In her later years, Izquierdo suffered a series of strokes, affecting her art and her life, and it is that to which she succumbed in 1955.


(Born 1904 in Chenecey-Buillon, France, died in Mexico City in 1987) Like Kahlo, Alice Rahon suffered her whole life from a serious accident that occurred at age three, followed by another at age 12. Her fragility contributed to isolation as a child, and she preferred the solitude and chance to create from her own imagination.

As a young woman, Rahon lived in Paris, where she published poetry. In 1939, she and her famous surrealist husband painter Wolfgang Paalen (who Carrington called “the only feminist of the group”) came for a visit to Mexico City and lived in the same area, San Angel, as Frida and Diego. They decided to stay in Mexico for two reasons: their fascination with the country and the outbreak of the war in Europe. Rahon became a citizen in 1946, and in 1947 divorced Paalen and re-named herself Rahon. Her art is primitive and poetic, her themes derived from myth, Mexican festivals, nature, and legends. She also painted artists that she admired, including Frida Kahlo, Diego Rivera, Joan Miro, and Pablo Neruda.

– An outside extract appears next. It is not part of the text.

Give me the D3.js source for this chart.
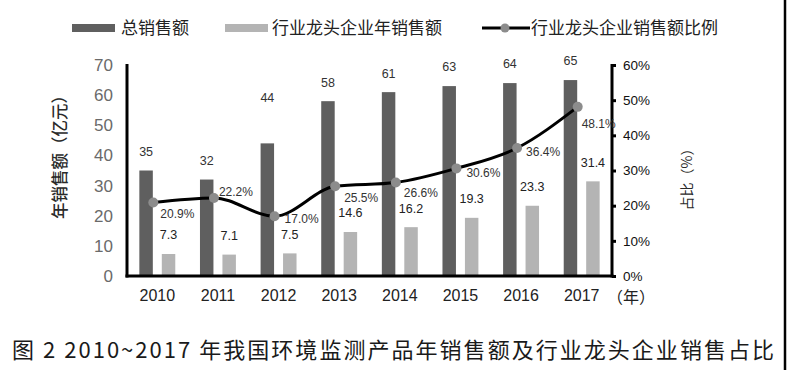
<!DOCTYPE html>
<html><head><meta charset="utf-8">
<script src="https://cdn.jsdelivr.net/npm/d3@7"></script>
<style>
html,body{margin:0;padding:0;background:#fff;}
svg{display:block;font-family:"Liberation Sans","Noto Sans CJK SC",sans-serif;}
</style></head>
<body>
<svg id="c" width="788" height="370"></svg>
<script>
const years = ["2010","2011","2012","2013","2014","2015","2016","2017"];
const totalSales = [35,32,44,58,61,63,64,65];
const leaderSales = [7.3,7.1,7.5,14.6,16.2,19.3,23.3,31.4];
const leaderRatio = [20.9,22.2,17.0,25.5,26.6,30.6,36.4,48.1];
const leftTicks = [0,10,20,30,40,50,60,70];
const rightTicks = [0,10,20,30,40,50,60];
const seriesNames = ["总销售额","行业龙头企业年销售额","行业龙头企业销售额比例"];
const leftTitle = "年销售额（亿元）";
const rightTitle = "占比（%）";
const xUnit = "（年）";
const caption = "图 2 2010~2017 年我国环境监测产品年销售额及行业龙头企业销售占比";

// label nudges (style, not data)
const pctDx = [24,22,27,26,25,27,26,21];
const pctDy = [11,-6,3,11,10,4,4,17];
const totalLabelLift = [19,19,46,19,19,19,19,19];

const svg = d3.select("#c");
const L = 127, R = 612, T = 65, B = 276;
const cDark = "#5f5f5f", cLight = "#b4b4b4";
const cjk = '"Noto Sans CJK SC",sans-serif';

const x = d3.scaleBand().domain(years).range([L, R]).padding(0);
const xs = d3.scaleBand().domain(["t","l"]).range([0, x.bandwidth()]).paddingInner(0.4).paddingOuter(0.55);
const yL = d3.scaleLinear().domain([0,70]).range([B, T]);
const yR = d3.scaleLinear().domain([0,60]).range([B, T]);

// bars
svg.append("g").selectAll("rect").data(years).join("rect")
  .attr("x", d => x(d) + xs("t")).attr("width", xs.bandwidth())
  .attr("y", (d,i) => yL(totalSales[i])).attr("height", (d,i) => B - yL(totalSales[i]))
  .attr("fill", cDark);
svg.append("g").selectAll("rect").data(years).join("rect")
  .attr("x", d => x(d) + xs("l")).attr("width", xs.bandwidth())
  .attr("y", (d,i) => yL(leaderSales[i])).attr("height", (d,i) => B - yL(leaderSales[i]))
  .attr("fill", cLight);

// bar labels
svg.append("g").selectAll("text").data(years).join("text")
  .attr("x", d => x(d) + xs("t") + xs.bandwidth()/2)
  .attr("y", (d,i) => yL(totalSales[i]) - totalLabelLift[i])
  .attr("dy","0.35em").attr("text-anchor","middle")
  .attr("font-size", 12.5).attr("fill","#333")
  .text((d,i) => totalSales[i]);
svg.append("g").selectAll("text").data(years).join("text")
  .attr("x", d => x(d) + xs("l") + xs.bandwidth()/2)
  .attr("y", (d,i) => yL(leaderSales[i]) - 19)
  .attr("dy","0.35em").attr("text-anchor","middle")
  .attr("font-size", 12.5).attr("fill","#222")
  .text((d,i) => leaderSales[i].toFixed(1));

// axes
const axisG = svg.append("g");
const leftAxis = d3.axisLeft(yL).tickValues(leftTicks).tickSize(0).tickPadding(14);
const gl = axisG.append("g").attr("transform", `translate(${L},0)`).call(leftAxis);
gl.select(".domain").remove();
gl.selectAll("text").attr("font-size", 17).attr("fill","#6a6a6a").attr("font-family",'"Liberation Sans",sans-serif');

const rightAxis = d3.axisRight(yR).tickValues(rightTicks).tickSize(4).tickPadding(7).tickFormat(d => d + "%");
const gr = axisG.append("g").attr("transform", `translate(${R},0)`).call(rightAxis);
gr.select(".domain").remove();
gr.selectAll("line").attr("stroke","#000").attr("stroke-width",3);
gr.selectAll("text").attr("font-size", 13.5).attr("fill","#111").attr("font-family",'"Liberation Sans",sans-serif');

const bottomAxis = d3.axisBottom(x).tickSize(0).tickPadding(14);
const gb = axisG.append("g").attr("transform", `translate(0,${B})`).call(bottomAxis);
gb.select(".domain").remove();
gb.selectAll("text").attr("font-size", 16).attr("fill","#222").attr("font-family",'"Liberation Sans",sans-serif');

svg.append("line").attr("x1",L).attr("x2",L).attr("y1",T-1).attr("y2",B+1.5).attr("stroke","#000").attr("stroke-width",3);
svg.append("line").attr("x1",R).attr("x2",R).attr("y1",T-1).attr("y2",B+1.5).attr("stroke","#000").attr("stroke-width",3);
svg.append("line").attr("x1",L-1.5).attr("x2",R+1.5).attr("y1",B).attr("y2",B).attr("stroke","#000").attr("stroke-width",3);

svg.append("text").attr("x", R - 5).attr("y", 297).attr("dy","0.35em")
  .attr("font-size",16).attr("fill","#222").attr("font-family",cjk).text(xUnit);

// ratio line
const px = d => x(d) + x.bandwidth()/2 - 4;
const line = d3.line().x((d,i) => px(years[i])).y(d => yR(d)).curve(d3.curveMonotoneX);
svg.append("path").datum(leaderRatio).attr("d", line)
  .attr("fill","none").attr("stroke","#000").attr("stroke-width",3);
svg.append("g").selectAll("circle").data(leaderRatio).join("circle")
  .attr("cx", (d,i) => px(years[i])).attr("cy", d => yR(d)).attr("r", 5)
  .attr("fill","#8c8c8c");
svg.append("g").selectAll("text").data(leaderRatio).join("text")
  .attr("x", (d,i) => px(years[i]) + pctDx[i])
  .attr("y", (d,i) => yR(d) + pctDy[i])
  .attr("dy","0.35em").attr("text-anchor","middle")
  .attr("font-size", 12).attr("fill","#333")
  .text(d => d.toFixed(1) + "%");

// axis titles
svg.append("text").attr("transform","translate(60,153) rotate(-90)")
  .attr("text-anchor","middle").attr("dy","0.35em")
  .attr("font-size",16.5).attr("fill","#2a2a2a").attr("font-family",cjk).attr("font-weight",500)
  .text(leftTitle);
svg.append("text").attr("transform","translate(687,176) rotate(-90)")
  .attr("text-anchor","middle").attr("dy","0.35em")
  .attr("font-size",14).attr("fill","#2a2a2a").attr("font-family",cjk)
  .text(rightTitle);

// legend
const lg = svg.append("g").attr("font-family",cjk).attr("font-size",17).attr("fill","#222");
lg.append("rect").attr("x",72).attr("y",24).attr("width",43).attr("height",8).attr("fill",cDark);
lg.append("text").attr("x",121).attr("y",28).attr("dy","0.35em").text(seriesNames[0]);
lg.append("rect").attr("x",225).attr("y",24).attr("width",43).attr("height",8).attr("fill",cLight);
lg.append("text").attr("x",272).attr("y",28).attr("dy","0.35em").text(seriesNames[1]);
lg.append("line").attr("x1",482).attr("x2",530).attr("y1",28).attr("y2",28).attr("stroke","#000").attr("stroke-width",3);
lg.append("circle").attr("cx",505).attr("cy",28).attr("r",4.5).attr("fill","#8c8c8c");
lg.append("text").attr("x",531).attr("y",28).attr("dy","0.35em").text(seriesNames[2]);

// caption
svg.append("text").attr("x",12).attr("y",350).attr("dy","0.35em")
  .attr("font-family",cjk).attr("font-weight",400).attr("font-size",22).attr("fill","#1a1a1a")
  .attr("textLength",762).attr("lengthAdjust","spacing")
  .text(caption);

// frame edge on right
svg.append("line").attr("x1",785).attr("x2",785).attr("y1",0).attr("y2",370).attr("stroke","#000").attr("stroke-width",2.5);
</script>
</body></html>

While known as a surrealist, her work depicts the beginning of abstract art in Mexico.

Rahon became a recluse in her later years, in great part due to another accident she endured, which left her with a spine injury. Eventually she went to a nursing home, where she died four months later after refusing to eat. Since I discovered these artists in 2010 at an exhibit at the Museum of Modern Art here in Mexico City, they have become some of my favorites. Be sure to look for them on your next museum trip. They will make you smile.